‘There’s only so much you can charge for soup’ – the myth of ‘cost push’ inflation

Why are prices rising?

One theory is ‘cost-push’ inflation. According to my old Dictionary of Economics, this is:

Inflation induced by a rise in the costs of production of goods and services. Such costs increases may arise abroad and be transmitted through higher prices of imported raw materials…Cost increases may also arise within the domestic economy from firms attempting to increase profits and/or employers to increase their earnings.

This assumes that when costs rise businesses can simply pass this on to their customers in the form of higher prices.
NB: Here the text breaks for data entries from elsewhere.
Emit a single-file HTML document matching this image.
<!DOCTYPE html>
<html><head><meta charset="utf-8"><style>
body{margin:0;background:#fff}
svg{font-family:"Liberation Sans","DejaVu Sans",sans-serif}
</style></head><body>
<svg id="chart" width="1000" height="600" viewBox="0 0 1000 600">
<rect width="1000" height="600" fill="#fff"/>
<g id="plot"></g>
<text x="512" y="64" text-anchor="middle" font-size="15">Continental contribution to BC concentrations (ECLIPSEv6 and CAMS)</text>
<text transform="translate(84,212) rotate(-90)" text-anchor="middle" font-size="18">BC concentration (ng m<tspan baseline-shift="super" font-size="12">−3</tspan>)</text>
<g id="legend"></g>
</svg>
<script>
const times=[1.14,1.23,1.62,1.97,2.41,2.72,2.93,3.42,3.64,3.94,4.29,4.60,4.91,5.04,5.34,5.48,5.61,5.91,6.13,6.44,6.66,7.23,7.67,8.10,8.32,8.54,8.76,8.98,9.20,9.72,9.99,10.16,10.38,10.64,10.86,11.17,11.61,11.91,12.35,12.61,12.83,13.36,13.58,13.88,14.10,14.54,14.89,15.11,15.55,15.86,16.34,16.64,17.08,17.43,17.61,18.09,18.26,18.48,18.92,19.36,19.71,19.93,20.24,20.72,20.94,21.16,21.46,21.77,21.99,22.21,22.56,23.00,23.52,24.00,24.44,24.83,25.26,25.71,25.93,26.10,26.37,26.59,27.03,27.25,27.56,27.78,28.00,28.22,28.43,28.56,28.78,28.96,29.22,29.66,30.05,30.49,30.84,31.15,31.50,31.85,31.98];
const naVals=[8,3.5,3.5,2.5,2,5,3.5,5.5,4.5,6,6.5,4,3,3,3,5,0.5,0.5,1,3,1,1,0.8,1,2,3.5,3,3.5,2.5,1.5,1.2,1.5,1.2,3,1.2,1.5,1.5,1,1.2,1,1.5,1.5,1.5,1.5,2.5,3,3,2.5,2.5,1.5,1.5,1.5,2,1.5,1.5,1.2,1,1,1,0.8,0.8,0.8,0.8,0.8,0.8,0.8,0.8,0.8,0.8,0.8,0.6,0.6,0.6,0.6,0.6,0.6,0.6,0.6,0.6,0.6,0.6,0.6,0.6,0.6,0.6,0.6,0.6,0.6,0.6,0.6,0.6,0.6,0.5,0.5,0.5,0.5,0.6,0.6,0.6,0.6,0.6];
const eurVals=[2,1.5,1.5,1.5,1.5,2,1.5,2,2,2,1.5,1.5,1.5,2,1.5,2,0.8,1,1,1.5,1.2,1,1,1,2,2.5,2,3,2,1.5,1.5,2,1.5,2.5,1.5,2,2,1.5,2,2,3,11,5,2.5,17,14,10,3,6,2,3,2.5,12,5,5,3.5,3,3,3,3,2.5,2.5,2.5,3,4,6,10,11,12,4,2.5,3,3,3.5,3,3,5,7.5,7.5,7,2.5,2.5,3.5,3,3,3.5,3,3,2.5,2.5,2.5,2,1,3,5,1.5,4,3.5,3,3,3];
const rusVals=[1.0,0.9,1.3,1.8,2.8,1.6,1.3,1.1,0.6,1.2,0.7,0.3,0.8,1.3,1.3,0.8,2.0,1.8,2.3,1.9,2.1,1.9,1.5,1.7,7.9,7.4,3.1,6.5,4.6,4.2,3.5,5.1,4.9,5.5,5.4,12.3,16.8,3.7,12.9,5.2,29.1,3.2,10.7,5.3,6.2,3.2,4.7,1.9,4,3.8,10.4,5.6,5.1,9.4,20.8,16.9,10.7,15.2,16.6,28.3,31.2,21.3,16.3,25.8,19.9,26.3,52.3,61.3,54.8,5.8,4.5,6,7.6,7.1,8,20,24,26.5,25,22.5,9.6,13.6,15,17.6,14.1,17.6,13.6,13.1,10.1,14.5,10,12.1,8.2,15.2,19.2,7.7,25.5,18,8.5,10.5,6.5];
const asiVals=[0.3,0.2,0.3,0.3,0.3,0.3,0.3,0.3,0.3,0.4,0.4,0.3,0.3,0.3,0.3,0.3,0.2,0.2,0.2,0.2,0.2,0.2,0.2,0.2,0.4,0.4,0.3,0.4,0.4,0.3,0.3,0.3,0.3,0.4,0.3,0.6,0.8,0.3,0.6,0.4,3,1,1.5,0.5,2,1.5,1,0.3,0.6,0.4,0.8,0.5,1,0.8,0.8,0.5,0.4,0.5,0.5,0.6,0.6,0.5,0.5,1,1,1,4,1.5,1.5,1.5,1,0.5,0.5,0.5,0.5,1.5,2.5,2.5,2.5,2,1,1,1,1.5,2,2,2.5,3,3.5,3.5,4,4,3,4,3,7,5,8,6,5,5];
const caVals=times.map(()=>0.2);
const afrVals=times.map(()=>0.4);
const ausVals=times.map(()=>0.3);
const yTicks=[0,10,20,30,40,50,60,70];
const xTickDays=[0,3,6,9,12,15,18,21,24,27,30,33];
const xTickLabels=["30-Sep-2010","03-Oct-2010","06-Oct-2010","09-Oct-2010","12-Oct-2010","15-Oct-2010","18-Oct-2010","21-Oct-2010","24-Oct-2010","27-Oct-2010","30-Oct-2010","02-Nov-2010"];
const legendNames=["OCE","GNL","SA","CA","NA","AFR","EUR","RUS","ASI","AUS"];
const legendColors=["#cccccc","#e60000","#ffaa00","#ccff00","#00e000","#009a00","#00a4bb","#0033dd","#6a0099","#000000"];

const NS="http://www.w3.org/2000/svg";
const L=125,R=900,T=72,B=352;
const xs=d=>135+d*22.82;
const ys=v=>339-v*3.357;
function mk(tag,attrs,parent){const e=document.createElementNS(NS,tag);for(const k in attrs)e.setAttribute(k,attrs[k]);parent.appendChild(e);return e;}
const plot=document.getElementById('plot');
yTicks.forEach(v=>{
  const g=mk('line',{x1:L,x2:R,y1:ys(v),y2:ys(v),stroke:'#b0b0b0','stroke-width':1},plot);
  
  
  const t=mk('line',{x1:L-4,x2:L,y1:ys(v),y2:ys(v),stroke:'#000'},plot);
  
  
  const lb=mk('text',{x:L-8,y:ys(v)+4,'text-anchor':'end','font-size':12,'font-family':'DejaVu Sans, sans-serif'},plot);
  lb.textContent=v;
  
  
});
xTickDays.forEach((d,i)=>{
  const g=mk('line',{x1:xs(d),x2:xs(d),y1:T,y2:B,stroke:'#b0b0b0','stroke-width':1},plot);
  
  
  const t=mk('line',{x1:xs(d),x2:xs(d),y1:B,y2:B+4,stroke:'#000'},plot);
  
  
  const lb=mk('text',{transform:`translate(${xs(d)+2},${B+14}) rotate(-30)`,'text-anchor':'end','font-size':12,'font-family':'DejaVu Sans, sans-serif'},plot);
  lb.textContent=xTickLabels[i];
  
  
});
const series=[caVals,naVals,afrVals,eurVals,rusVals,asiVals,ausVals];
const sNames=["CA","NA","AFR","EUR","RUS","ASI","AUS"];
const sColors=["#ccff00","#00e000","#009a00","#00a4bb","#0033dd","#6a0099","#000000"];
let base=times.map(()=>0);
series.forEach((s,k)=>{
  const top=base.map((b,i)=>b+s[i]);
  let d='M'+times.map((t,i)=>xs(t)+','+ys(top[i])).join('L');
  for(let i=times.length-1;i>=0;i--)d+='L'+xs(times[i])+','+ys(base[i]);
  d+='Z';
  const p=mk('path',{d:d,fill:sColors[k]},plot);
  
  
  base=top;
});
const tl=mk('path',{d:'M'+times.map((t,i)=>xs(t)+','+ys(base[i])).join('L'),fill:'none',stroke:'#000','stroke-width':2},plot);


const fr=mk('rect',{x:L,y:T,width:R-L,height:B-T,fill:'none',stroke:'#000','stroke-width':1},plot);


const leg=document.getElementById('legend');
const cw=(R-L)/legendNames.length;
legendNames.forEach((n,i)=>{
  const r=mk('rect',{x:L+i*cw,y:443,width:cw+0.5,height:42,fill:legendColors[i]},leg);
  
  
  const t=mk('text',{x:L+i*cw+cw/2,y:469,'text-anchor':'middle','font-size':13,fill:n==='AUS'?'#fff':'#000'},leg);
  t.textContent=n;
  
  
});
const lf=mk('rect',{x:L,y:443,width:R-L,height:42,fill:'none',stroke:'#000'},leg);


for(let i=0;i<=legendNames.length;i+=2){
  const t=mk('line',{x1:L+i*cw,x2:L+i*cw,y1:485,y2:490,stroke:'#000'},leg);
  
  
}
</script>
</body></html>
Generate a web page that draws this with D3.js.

But this assumes that customers will be willing and able to pay these higher prices and this may not be the case. The Irish Times recently quoted David Dunne, owner of Knox restaurant in Sligo, as saying there is only so much you can charge “for soup or a sandwich or salad.”

For customers to swallow the rising prices consequent from rising costs that ‘cost-push’ inflation requires, they have to have money available to cover these higher prices without reducing consumption elsewhere — if they did that, the net effect on the price level would be neutral and there would be no inflation.

And this is where we come to the real driver of inflation: expansion of the supply of money relative to the goods and services available to spend it on. Only if that happens can customers swallow the rising prices consequent from rising costs that ‘cost-push’ inflation requires.

But this means that the increase in inflation is not caused by some mysterious increase in costs but by an expansion of the money supply: indeed, that might be what drives the rise in those costs in the first place.

The theory of ‘cost-push’ inflation might not hold up to scrutiny, but it guides policy to an alarming degree. The ‘wage-price’ spiral is a variety of ‘cost-push’ inflation and is no more useful a concept. Yet, policymakers are guided to a large degree by the idea that if they can reduce the rate of wage increases, they can bring down the rate of inflation.